** begin Given information **
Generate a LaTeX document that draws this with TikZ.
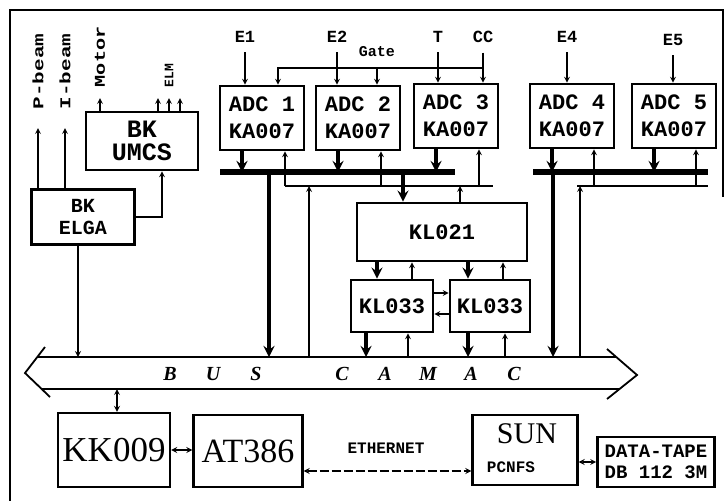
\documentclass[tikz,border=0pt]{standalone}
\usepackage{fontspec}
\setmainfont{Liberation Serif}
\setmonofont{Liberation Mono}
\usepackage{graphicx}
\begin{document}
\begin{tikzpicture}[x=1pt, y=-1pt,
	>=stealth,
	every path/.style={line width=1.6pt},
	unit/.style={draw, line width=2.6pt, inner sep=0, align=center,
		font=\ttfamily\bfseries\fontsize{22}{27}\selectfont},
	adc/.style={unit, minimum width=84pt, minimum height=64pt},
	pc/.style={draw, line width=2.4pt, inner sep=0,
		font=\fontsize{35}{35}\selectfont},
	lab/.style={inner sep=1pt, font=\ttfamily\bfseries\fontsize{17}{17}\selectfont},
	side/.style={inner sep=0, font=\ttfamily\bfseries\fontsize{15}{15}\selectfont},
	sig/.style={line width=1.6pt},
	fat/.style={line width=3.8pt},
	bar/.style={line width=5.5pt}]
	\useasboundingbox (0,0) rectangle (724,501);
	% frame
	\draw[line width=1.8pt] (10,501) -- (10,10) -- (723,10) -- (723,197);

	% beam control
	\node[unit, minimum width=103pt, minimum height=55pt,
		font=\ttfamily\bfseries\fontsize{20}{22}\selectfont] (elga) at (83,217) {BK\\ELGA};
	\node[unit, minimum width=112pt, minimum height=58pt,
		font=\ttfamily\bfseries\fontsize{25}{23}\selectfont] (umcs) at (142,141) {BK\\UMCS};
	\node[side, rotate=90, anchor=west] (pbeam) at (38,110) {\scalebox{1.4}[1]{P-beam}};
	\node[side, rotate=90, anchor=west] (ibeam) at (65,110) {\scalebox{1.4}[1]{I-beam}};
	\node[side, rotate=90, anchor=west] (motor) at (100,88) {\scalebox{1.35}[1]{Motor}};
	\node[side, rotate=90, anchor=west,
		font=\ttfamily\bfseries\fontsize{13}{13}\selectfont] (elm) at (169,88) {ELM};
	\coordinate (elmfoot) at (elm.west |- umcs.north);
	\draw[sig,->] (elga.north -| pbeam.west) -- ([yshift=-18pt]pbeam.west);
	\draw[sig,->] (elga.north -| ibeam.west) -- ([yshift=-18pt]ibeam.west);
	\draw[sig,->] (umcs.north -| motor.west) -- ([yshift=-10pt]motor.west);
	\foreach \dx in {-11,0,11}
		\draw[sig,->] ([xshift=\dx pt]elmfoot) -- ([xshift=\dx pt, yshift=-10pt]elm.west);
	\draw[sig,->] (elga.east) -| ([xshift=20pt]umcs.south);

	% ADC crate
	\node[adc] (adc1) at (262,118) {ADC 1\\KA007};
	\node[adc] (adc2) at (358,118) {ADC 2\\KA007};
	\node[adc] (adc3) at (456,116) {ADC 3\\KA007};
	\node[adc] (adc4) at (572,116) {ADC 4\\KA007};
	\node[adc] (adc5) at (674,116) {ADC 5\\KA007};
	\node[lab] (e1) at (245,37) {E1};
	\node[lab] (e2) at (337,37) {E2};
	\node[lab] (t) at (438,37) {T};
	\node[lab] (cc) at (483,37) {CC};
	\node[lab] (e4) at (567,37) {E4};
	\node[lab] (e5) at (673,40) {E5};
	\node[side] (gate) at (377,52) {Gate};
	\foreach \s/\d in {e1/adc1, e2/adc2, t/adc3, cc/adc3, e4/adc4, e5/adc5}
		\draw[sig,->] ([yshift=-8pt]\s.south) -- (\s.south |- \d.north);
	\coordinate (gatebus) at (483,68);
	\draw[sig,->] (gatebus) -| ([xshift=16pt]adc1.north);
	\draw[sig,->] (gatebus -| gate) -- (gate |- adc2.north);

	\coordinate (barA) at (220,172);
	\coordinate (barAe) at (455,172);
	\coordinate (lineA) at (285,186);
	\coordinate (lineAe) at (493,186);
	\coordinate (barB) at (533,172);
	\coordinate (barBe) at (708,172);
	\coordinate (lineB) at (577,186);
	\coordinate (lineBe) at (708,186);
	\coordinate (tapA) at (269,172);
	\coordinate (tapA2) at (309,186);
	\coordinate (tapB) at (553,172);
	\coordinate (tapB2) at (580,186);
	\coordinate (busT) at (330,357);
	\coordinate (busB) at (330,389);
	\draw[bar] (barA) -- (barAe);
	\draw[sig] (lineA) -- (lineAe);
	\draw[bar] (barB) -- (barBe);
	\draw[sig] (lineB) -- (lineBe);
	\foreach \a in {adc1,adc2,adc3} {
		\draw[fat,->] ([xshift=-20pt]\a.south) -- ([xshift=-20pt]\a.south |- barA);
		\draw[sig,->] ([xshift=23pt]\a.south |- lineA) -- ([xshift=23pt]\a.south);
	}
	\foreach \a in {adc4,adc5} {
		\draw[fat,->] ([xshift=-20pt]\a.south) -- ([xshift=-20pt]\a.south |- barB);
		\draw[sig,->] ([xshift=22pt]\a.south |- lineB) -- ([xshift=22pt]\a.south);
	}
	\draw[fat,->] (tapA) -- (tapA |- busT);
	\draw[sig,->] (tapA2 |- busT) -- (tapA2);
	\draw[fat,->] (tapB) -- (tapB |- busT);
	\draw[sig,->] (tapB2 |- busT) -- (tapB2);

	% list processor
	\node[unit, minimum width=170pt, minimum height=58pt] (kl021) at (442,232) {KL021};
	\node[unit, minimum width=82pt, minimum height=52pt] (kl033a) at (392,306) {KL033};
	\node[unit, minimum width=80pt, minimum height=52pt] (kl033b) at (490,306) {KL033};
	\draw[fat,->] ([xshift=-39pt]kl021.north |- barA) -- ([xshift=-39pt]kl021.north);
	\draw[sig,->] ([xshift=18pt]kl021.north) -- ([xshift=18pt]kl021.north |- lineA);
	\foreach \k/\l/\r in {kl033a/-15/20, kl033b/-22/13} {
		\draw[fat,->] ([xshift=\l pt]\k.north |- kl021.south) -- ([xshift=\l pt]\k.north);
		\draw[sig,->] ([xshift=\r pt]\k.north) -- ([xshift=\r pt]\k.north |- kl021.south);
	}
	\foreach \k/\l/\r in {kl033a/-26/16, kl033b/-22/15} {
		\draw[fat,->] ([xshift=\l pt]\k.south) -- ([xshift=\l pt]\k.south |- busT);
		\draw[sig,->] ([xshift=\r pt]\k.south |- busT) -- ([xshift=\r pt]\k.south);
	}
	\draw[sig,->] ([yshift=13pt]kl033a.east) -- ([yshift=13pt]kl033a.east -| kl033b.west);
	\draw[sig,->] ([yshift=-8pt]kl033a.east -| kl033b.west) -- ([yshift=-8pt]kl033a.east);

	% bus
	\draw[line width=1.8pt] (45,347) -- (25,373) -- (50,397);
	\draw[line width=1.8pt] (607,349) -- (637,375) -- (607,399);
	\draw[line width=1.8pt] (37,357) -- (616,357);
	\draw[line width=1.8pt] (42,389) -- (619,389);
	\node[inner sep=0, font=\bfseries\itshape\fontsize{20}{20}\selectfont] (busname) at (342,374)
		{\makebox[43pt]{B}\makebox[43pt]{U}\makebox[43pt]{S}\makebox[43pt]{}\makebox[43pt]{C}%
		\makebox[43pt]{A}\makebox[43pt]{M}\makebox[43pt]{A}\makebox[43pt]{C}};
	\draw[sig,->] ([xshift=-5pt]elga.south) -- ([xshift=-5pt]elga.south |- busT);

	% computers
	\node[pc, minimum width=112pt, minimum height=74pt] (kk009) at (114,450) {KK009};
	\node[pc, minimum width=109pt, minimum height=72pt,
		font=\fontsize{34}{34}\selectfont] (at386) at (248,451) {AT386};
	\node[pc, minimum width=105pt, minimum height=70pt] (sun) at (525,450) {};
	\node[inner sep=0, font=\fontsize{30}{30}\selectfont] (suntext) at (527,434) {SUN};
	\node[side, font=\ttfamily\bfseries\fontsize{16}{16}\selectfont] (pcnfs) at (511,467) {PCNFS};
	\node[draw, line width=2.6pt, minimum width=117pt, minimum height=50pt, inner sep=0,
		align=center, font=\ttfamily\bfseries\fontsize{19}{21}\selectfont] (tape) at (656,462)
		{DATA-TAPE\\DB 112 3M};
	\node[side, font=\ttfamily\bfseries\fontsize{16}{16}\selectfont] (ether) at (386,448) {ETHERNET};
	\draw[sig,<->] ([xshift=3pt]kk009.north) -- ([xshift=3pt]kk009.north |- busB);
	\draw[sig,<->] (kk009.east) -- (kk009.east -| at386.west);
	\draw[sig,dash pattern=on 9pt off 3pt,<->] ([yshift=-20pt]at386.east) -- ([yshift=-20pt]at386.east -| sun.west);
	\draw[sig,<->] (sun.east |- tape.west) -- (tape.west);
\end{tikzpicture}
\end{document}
** end Given information **
> [Description of the task]:
Every line from the top of the material above through the line with "(elga.east) -| ([xshift=20pt]umcs.south);" should be duplicated exactly, please; leave out the pictures.

> [Expected answer]:
Generate a LaTeX document that draws this with TikZ.
\documentclass[tikz,border=0pt]{standalone}
\usepackage{fontspec}
\setmainfont{Liberation Serif}
\setmonofont{Liberation Mono}
\usepackage{graphicx}
\begin{document}
\begin{tikzpicture}[x=1pt, y=-1pt,
	>=stealth,
	every path/.style={line width=1.6pt},
	unit/.style={draw, line width=2.6pt, inner sep=0, align=center,
		font=\ttfamily\bfseries\fontsize{22}{27}\selectfont},
	adc/.style={unit, minimum width=84pt, minimum height=64pt},
	pc/.style={draw, line width=2.4pt, inner sep=0,
		font=\fontsize{35}{35}\selectfont},
	lab/.style={inner sep=1pt, font=\ttfamily\bfseries\fontsize{17}{17}\selectfont},
	side/.style={inner sep=0, font=\ttfamily\bfseries\fontsize{15}{15}\selectfont},
	sig/.style={line width=1.6pt},
	fat/.style={line width=3.8pt},
	bar/.style={line width=5.5pt}]
	\useasboundingbox (0,0) rectangle (724,501);
	% frame
	\draw[line width=1.8pt] (10,501) -- (10,10) -- (723,10) -- (723,197);

	% beam control
	\node[unit, minimum width=103pt, minimum height=55pt,
		font=\ttfamily\bfseries\fontsize{20}{22}\selectfont] (elga) at (83,217) {BK\\ELGA};
	\node[unit, minimum width=112pt, minimum height=58pt,
		font=\ttfamily\bfseries\fontsize{25}{23}\selectfont] (umcs) at (142,141) {BK\\UMCS};
	\node[side, rotate=90, anchor=west] (pbeam) at (38,110) {\scalebox{1.4}[1]{P-beam}};
	\node[side, rotate=90, anchor=west] (ibeam) at (65,110) {\scalebox{1.4}[1]{I-beam}};
	\node[side, rotate=90, anchor=west] (motor) at (100,88) {\scalebox{1.35}[1]{Motor}};
	\node[side, rotate=90, anchor=west,
		font=\ttfamily\bfseries\fontsize{13}{13}\selectfont] (elm) at (169,88) {ELM};
	\coordinate (elmfoot) at (elm.west |- umcs.north);
	\draw[sig,->] (elga.north -| pbeam.west) -- ([yshift=-18pt]pbeam.west);
	\draw[sig,->] (elga.north -| ibeam.west) -- ([yshift=-18pt]ibeam.west);
	\draw[sig,->] (umcs.north -| motor.west) -- ([yshift=-10pt]motor.west);
	\foreach \dx in {-11,0,11}
		\draw[sig,->] ([xshift=\dx pt]elmfoot) -- ([xshift=\dx pt, yshift=-10pt]elm.west);
	\draw[sig,->] (elga.east) -| ([xshift=20pt]umcs.south);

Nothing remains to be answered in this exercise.